Domain models can and should be named intentionally to be assist with building the use case or story (See domain models on wikipedia)
Domain models can feel excessive if always used. It’s recommended to use them only when the data cannot be extracted from the data models cleanly. For example, there’s not much need for a “company” domain model unless the domain is directly concerned with companies, because we can extract all we need (the company id, name etc) directly off of the model in the orchestration layer. Domain models only really become a need when the data is more than just a single record with basic field types.
An Example
Django doesn't always make it easy to separate ORM, templating and business logic. For this reason, these guidelines aren't conducive to django templates, and would prefer a reactive frontend framework.

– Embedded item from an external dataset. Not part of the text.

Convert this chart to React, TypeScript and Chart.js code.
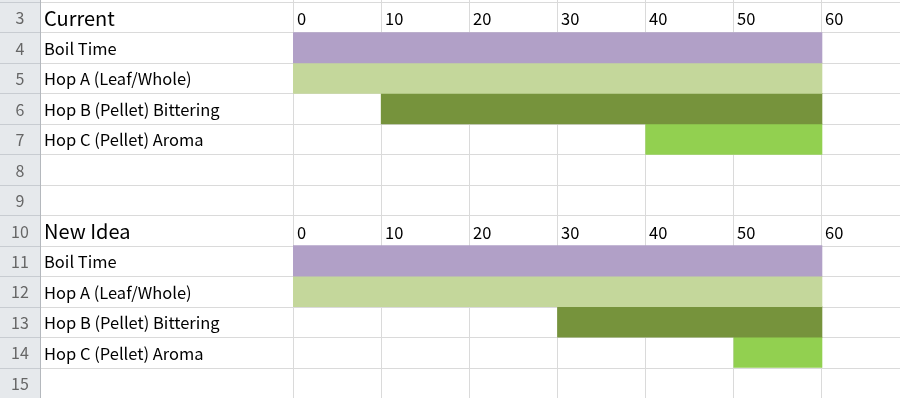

An example of a django app structure is something like this
app ├── urls - Presentation layer ├── views - Presentation layer ├── service - Orchestration layer ├── types - Domain models ├── logic - Domain layer ├── db - Data layer ├── models - Data models ├── api - Data layer └── api_types - Data models
Example Details
It's encouraged to split out into other django apps if "vertical slices" appear
app.types
would contain the classes to contain your logic for the domain layer. Dataclasses work well, but nametuple
, TypedDict
or just regular python classes work well too.
Similarly app.api_types
is for types which will be sent to or from api calls. This isn't necessary, but It's nice to define what these are, rather than guessing at whatever point in code the data is extracted, running a higher risk of ~KeyError~s. An added bonus is you could link to documentation in the code as a reference. To reiterate, this may be completely unnecessary if you're only calling a couple trivial apis, so do what makes sense for your project here.
app.api
defines methods to make api calls. Most of the time these methods should accept either basic values or domain models, and be responsible for mapping to app.api_types
. The reason being that if app.api
or app.api_types
isn't responsible for controlling the protocol, some other module is, which means they're coupled.
app.db
is similar to app.api
in that it should usually accept simple values or domain models, then return domain models. There's nothing wrong with returning ORM models from these methods, as long as they're only used in the orchestration layer and don't make their way into other data or business logic.
app.logic
can really be named anything depending on the logic, and if there is any substantial logic there, it should be split into multiple modules and maybe apps. This represents the business logic, and it's a bit more strictly defined. It's similar to the last two data modules, except it must not incur any side effects.
app.service
is the orchestration layer which ties everything together. This layer should be very small. It consumes methods in app.api
, app.db
and app.logic
to perform tasks or generate results.
Then app.views
and app.urls
is what's left, they're just the presentation layer which ties into app.service
(it can tie in directly to app.db~/~app.models.
for simple views, or DRF views, since DRF is handling the logic).
A quick note on Django Rest Framework. DRF works well for simple CRUD applications, but most of the time we're not building simple CRUD apps, and there's some nuance there. This should be identified early, and we should try to avoid turning our Serializers into mega classes that run all of the api/db and logic.